FMLA is an acronym that refers to the Family and Medical Leave Act, which was signed into federal law in 1993. Under the FMLA, eligible employees are allowed to take 12 weeks of unpaid, job-protected leave for certain family and medical health reasons. Taking leave under the FMLA allows for the continuation of group health insurance coverage with the same terms as if the employee had continued working.

The FMLA has a few stipulations that are important to understand if you’re considering taking leave. First, not all citizens are able to take leave. The employee must work for a covered employer, which includes all public agencies. Private agencies, on the other hand, only have to follow FMLA if there are 50 or more employees who work within 75 miles of the location.

Second, not every employee within an agency that complies with FMLA standards is eligible to take leave. Employees must have worked for an employer for at least 12 months prior to taking leave and they must have worked at least 1250 hours during the 12 months they’ve worked for the company. That translates to around 32 40-hour work weeks or 50 25-hour work weeks. The employee also has to work at a location where there are at least 50 employees within 75 miles.

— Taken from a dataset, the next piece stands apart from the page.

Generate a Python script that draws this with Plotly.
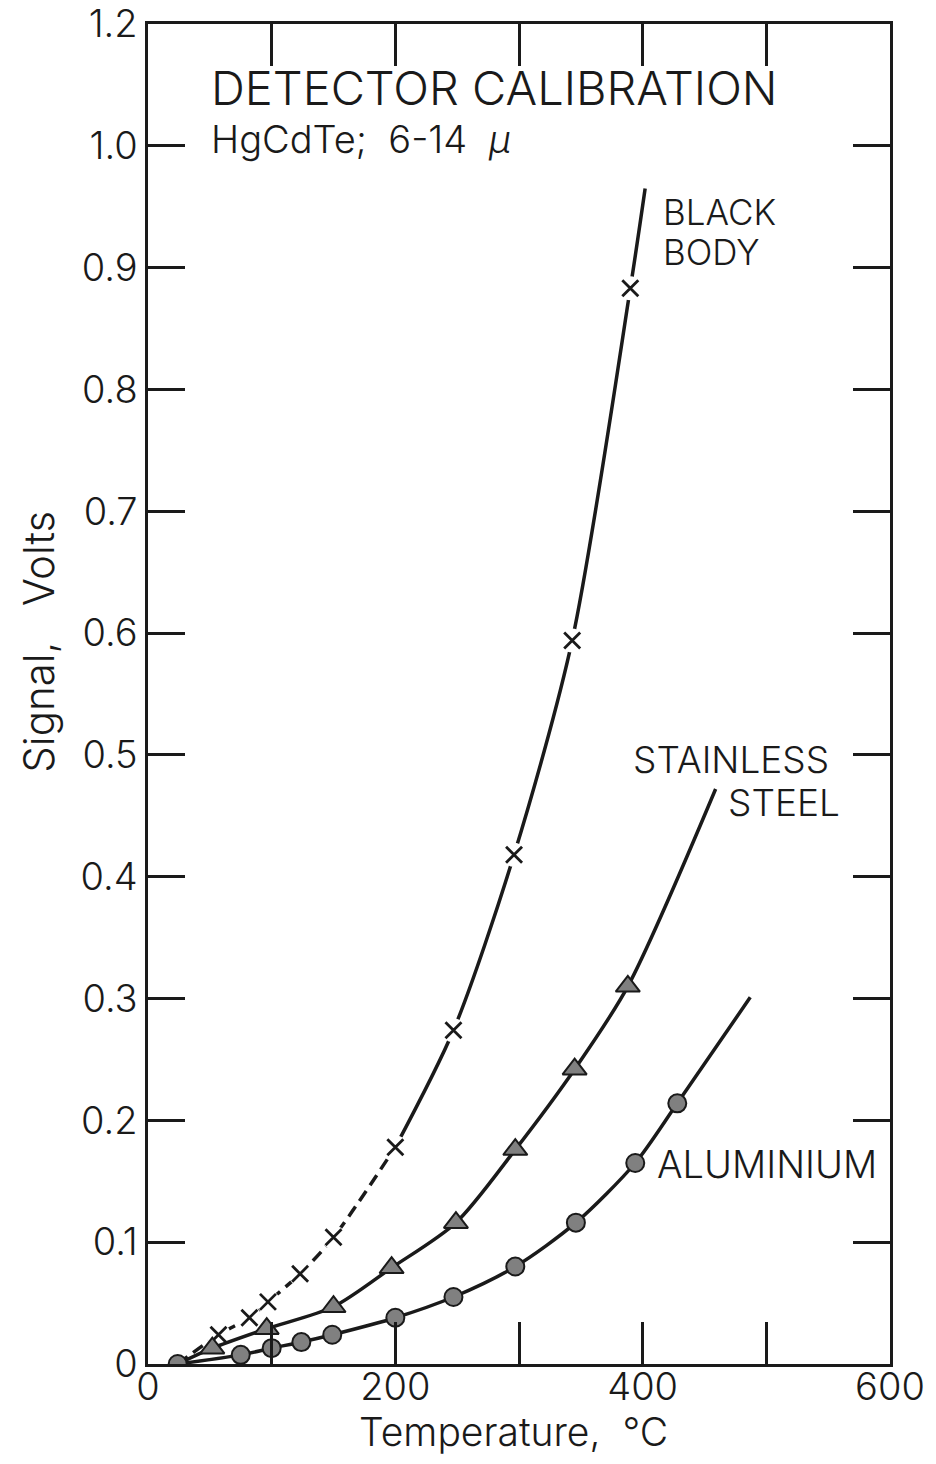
import plotly.graph_objects as go

# ---- data ----
# Black body (X markers)
bb_x = [57, 82, 97, 123, 150, 200, 247, 296, 343, 390]
bb_y = [0.024, 0.038, 0.051, 0.074, 0.104, 0.178, 0.274, 0.418, 0.594, 0.883]
# hand-drawn curve through black body points (dashed part, then solid part)
bb_dash_x = [24, 57, 82, 97, 123, 150, 200]
bb_dash_y = [0.0, 0.024, 0.038, 0.051, 0.074, 0.104, 0.178]
bb_solid_x = [200, 247, 296, 343, 390, 402]
bb_solid_y = [0.178, 0.274, 0.418, 0.594, 0.883, 0.965]

# Stainless steel (triangles)
ss_x = [52, 96, 150, 197, 249, 297, 345, 388]
ss_y = [0.013, 0.029, 0.047, 0.079, 0.116, 0.176, 0.242, 0.310]
ss_line_x = [24, 52, 96, 150, 197, 249, 297, 345, 388, 459]
ss_line_y = [0.0, 0.013, 0.029, 0.047, 0.079, 0.116, 0.176, 0.242, 0.310, 0.472]

# Aluminium (circles)
al_x = [24, 75, 100, 124, 149, 200, 247, 297, 346, 394, 428]
al_y = [0.0, 0.0075, 0.013, 0.018, 0.024, 0.038, 0.055, 0.080, 0.116, 0.165, 0.214]
al_line_x = [24, 75, 100, 124, 149, 200, 247, 297, 346, 394, 428, 487]
al_line_y = [0.0, 0.0075, 0.013, 0.018, 0.024, 0.038, 0.055, 0.080, 0.116, 0.165, 0.214, 0.301]

x_ticks = [0, 100, 200, 300, 400, 500, 600]
x_tick_text = ["0", "", "200", "", "400", "", "600"]
y_ticks = [0, 0.1, 0.2, 0.3, 0.4, 0.5, 0.6, 0.7, 0.8, 0.9, 1.0, 1.1]
y_tick_text = ["0", "0.1", "0.2", "0.3", "0.4", "0.5", "0.6", "0.7", "0.8", "0.9", "1.0", "1.2"]

FONT = "Inter"
INK = "#1a1a1a"
GREY = "#808080"

fig = go.Figure()

# black body curve
fig.add_trace(go.Scatter(x=bb_dash_x, y=bb_dash_y, mode="lines",
                         line=dict(color=INK, width=3.5, dash="12px,7px", shape="spline", smoothing=0.8),
                         hoverinfo="skip", showlegend=False))
fig.add_trace(go.Scatter(x=bb_solid_x, y=bb_solid_y, mode="lines",
                         line=dict(color=INK, width=3.5, shape="spline", smoothing=0.8),
                         hoverinfo="skip", showlegend=False))
# white gaps around the X markers
fig.add_trace(go.Scatter(x=bb_x, y=bb_y, mode="markers",
                         marker=dict(symbol="circle", size=24, color="white", line=dict(width=0)),
                         hoverinfo="skip", showlegend=False))
fig.add_trace(go.Scatter(x=bb_x, y=bb_y, mode="markers", name="Black body",
                         marker=dict(symbol="x-thin-open", size=16, color=INK,
                                     line=dict(color=INK, width=2.8)),
                         showlegend=False))

# stainless steel
fig.add_trace(go.Scatter(x=ss_line_x, y=ss_line_y, mode="lines",
                         line=dict(color=INK, width=3.5, shape="spline", smoothing=0.8),
                         hoverinfo="skip", showlegend=False))
fig.add_trace(go.Scatter(x=ss_x, y=ss_y, mode="markers", name="Stainless steel",
                         marker=dict(symbol="triangle-up", size=21, color=GREY,
                                     line=dict(color=INK, width=2)),
                         showlegend=False))

# aluminium
fig.add_trace(go.Scatter(x=al_line_x, y=al_line_y, mode="lines",
                         line=dict(color=INK, width=3.5, shape="spline", smoothing=0.8),
                         hoverinfo="skip", showlegend=False))
fig.add_trace(go.Scatter(x=al_x, y=al_y, mode="markers", name="Aluminium",
                         marker=dict(symbol="circle", size=18, color=GREY,
                                     line=dict(color=INK, width=2)),
                         showlegend=False))

axis_common = dict(showgrid=False, zeroline=False, showline=True, linecolor=INK, linewidth=2.5,
                   mirror="allticks", ticks="inside", tickcolor=INK, tickwidth=2.5,
                   ticklabeloverflow="allow", automargin=False)

fig.update_xaxes(range=[0, 600], tickvals=x_ticks, ticktext=x_tick_text, ticklen=42,
                 ticklabelstandoff=-12,
                 tickfont=dict(family=FONT, size=38, color=INK, weight=300), **axis_common)
fig.update_yaxes(range=[0, 1.1], tickvals=y_ticks, ticktext=y_tick_text, ticklen=37,
                 tickfont=dict(family=FONT, size=38, color=INK, weight=300), **axis_common)

annots = [
    dict(text="DETECTOR CALIBRATION", x=50, y=1.048, size=47),
    dict(text="HgCdTe;  6-14  <i>μ</i>", x=50, y=1.006, size=38),
    dict(text="BLACK", x=416, y=0.946, size=35),
    dict(text="BODY", x=416, y=0.913, size=35),
    dict(text="STAINLESS", x=391, y=0.496, size=37),
    dict(text="STEEL", x=468, y=0.461, size=37),
    dict(text="ALUMINIUM", x=411, y=0.164, size=38),
]
for a in annots:
    fig.add_annotation(text=a["text"], x=a["x"], y=a["y"], xref="x", yref="y",
                       xanchor="left", yanchor="middle", showarrow=False, align="left",
                       borderpad=0,
                       font=dict(family=FONT, size=a["size"], color=INK, weight=300))

fig.add_annotation(text="Temperature,\u00a0\u00a0°C", x=0.493, y=-0.050, xref="paper", yref="paper",
                   xanchor="center", yanchor="middle", showarrow=False,
                   font=dict(family=FONT, size=39, color=INK, weight=300))
fig.add_annotation(text="Signal,\u00a0\u00a0\u00a0Volts", x=-0.147, y=0.539, xref="paper", yref="paper",
                   xanchor="center", yanchor="middle", showarrow=False, textangle=-90,
                   font=dict(family=FONT, size=42, color=INK, weight=300))

# page body has an 8px margin, so the figure is 16px smaller than the window
fig.update_layout(width=920, height=1448, margin=dict(l=140, r=38, t=16, b=92, autoexpand=False),
                  plot_bgcolor="white", paper_bgcolor="white", showlegend=False)

fig.write_html("out.html")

The last stipulation regarding the FMLA is the reason the employee is taking the leave. Employees are covered for the following reasons: birth or care of the employee’s child or placement for adoption or foster care of a child with the employee; care of an immediate family member (spouse, child, or parent); and care of the employee’s own serious health condition. Any of these reasons allow the employee to take up to 12 workweeks of leave within a 12-month period. Additionally, an employee may take up to 26 workweeks of leave during a single 12-month period to take care of a covered service member with a serious illness or injury if the employee is the spouse, child, parent, or next of kin of the service member. FMLA standards for service members are a little different.

There are a few conditions that employers are allowed under the FMLA but are not required. For example, employers are not required to seek proof or illness or injury, but they are allowed to require it of their employee. Employers may also require that you use up your paid leave before you take leave under FMLA. Check with HR at your agency to see if this is the case for you. Additionally, keep in mind that you are guaranteed a job if you take the leave, but you aren’t necessarily guaranteed the same job that you had before you took the leave. However, you are guaranteed a job with equivalent pay and benefits within the agency.

Now that you know the basic stipulations of the FMLA, talk to your HR department at your agency to find out additional information that your employer might require.